Data for processing |
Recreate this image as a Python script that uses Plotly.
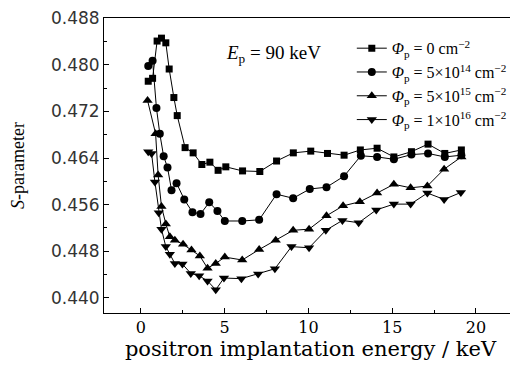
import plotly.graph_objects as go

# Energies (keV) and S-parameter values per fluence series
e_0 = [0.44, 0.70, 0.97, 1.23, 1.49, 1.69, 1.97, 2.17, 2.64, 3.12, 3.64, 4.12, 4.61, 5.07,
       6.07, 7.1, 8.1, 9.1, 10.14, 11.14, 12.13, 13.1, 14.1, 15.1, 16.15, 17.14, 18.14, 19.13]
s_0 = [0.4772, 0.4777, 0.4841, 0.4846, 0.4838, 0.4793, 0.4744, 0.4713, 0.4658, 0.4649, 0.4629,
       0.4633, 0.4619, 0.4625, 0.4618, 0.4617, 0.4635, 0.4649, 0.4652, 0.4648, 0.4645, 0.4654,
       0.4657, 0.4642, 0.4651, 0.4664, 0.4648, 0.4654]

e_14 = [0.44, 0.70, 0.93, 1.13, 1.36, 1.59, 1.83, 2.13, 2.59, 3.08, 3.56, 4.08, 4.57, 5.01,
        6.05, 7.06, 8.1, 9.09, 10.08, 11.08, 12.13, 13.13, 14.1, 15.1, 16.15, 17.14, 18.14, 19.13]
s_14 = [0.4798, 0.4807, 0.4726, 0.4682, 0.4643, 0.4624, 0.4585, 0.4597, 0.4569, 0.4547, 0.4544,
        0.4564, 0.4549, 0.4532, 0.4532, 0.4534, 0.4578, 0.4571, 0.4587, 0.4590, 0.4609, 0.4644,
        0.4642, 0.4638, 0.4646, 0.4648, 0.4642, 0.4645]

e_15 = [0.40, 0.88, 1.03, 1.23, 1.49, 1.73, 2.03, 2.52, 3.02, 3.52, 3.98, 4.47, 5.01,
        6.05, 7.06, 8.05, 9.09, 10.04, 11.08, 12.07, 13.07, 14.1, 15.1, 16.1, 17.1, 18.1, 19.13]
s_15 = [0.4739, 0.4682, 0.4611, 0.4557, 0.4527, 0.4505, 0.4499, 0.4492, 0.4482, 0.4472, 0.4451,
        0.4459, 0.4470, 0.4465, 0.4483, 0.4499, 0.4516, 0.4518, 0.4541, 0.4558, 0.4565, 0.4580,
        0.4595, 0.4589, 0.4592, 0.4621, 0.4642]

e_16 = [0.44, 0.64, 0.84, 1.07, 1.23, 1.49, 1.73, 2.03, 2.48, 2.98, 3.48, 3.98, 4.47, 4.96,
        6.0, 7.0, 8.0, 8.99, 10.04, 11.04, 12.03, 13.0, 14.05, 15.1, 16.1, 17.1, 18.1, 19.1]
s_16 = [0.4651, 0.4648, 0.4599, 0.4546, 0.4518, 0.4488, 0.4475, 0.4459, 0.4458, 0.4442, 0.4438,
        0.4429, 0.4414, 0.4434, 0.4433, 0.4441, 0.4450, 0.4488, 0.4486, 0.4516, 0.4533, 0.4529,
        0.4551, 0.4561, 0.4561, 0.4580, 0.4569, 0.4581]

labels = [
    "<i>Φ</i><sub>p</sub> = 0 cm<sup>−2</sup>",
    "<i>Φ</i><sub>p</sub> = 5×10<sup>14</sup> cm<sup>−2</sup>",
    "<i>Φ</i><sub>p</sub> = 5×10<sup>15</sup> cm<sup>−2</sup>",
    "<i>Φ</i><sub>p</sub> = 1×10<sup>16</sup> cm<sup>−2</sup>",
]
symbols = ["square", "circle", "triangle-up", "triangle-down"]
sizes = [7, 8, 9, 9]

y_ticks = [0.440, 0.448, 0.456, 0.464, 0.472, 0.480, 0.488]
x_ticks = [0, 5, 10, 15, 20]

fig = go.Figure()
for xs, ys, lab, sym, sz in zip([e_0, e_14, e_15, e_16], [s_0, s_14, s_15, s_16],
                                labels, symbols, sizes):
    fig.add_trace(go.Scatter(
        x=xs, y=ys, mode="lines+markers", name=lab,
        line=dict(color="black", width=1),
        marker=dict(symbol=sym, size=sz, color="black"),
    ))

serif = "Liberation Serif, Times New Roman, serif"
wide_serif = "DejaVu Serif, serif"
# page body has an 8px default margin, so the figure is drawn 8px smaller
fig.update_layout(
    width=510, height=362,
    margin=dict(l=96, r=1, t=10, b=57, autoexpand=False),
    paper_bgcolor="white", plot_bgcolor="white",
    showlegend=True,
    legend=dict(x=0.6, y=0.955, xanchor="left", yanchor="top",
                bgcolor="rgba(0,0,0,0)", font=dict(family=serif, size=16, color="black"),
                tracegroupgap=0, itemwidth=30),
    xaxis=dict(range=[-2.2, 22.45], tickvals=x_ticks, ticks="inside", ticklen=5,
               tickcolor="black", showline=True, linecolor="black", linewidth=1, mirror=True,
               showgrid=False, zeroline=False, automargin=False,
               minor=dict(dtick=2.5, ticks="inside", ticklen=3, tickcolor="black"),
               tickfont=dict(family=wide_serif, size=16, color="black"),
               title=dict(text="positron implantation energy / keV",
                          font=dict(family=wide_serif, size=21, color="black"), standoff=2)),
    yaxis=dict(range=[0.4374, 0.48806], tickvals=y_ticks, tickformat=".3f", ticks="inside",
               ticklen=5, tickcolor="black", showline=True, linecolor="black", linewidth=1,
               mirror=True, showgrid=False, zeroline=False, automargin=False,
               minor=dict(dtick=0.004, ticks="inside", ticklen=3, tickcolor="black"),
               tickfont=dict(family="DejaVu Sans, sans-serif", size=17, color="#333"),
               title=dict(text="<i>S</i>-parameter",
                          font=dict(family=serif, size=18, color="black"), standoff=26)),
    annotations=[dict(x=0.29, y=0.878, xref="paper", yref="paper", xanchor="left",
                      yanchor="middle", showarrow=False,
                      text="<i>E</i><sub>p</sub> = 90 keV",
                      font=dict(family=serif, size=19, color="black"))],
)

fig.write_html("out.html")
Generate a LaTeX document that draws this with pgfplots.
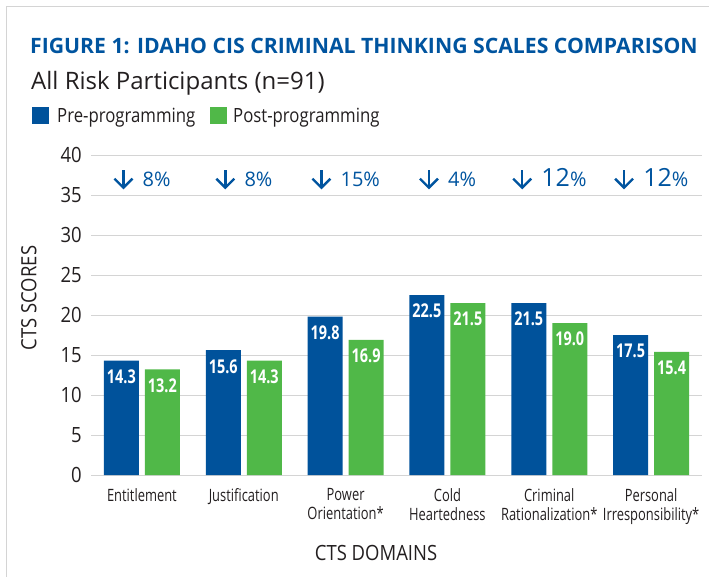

Task goal | Reproduce the material above exactly, first line through the line that contains "0.4642, 0.4638, 0.4646, 0.4648, 0.4642, 0.4645]", minus the pictures.

Problem solution |
Recreate this image as a Python script that uses Plotly.
import plotly.graph_objects as go

# Energies (keV) and S-parameter values per fluence series
e_0 = [0.44, 0.70, 0.97, 1.23, 1.49, 1.69, 1.97, 2.17, 2.64, 3.12, 3.64, 4.12, 4.61, 5.07,
       6.07, 7.1, 8.1, 9.1, 10.14, 11.14, 12.13, 13.1, 14.1, 15.1, 16.15, 17.14, 18.14, 19.13]
s_0 = [0.4772, 0.4777, 0.4841, 0.4846, 0.4838, 0.4793, 0.4744, 0.4713, 0.4658, 0.4649, 0.4629,
       0.4633, 0.4619, 0.4625, 0.4618, 0.4617, 0.4635, 0.4649, 0.4652, 0.4648, 0.4645, 0.4654,
       0.4657, 0.4642, 0.4651, 0.4664, 0.4648, 0.4654]

e_14 = [0.44, 0.70, 0.93, 1.13, 1.36, 1.59, 1.83, 2.13, 2.59, 3.08, 3.56, 4.08, 4.57, 5.01,
        6.05, 7.06, 8.1, 9.09, 10.08, 11.08, 12.13, 13.13, 14.1, 15.1, 16.15, 17.14, 18.14, 19.13]
s_14 = [0.4798, 0.4807, 0.4726, 0.4682, 0.4643, 0.4624, 0.4585, 0.4597, 0.4569, 0.4547, 0.4544,
        0.4564, 0.4549, 0.4532, 0.4532, 0.4534, 0.4578, 0.4571, 0.4587, 0.4590, 0.4609, 0.4644,
        0.4642, 0.4638, 0.4646, 0.4648, 0.4642, 0.4645]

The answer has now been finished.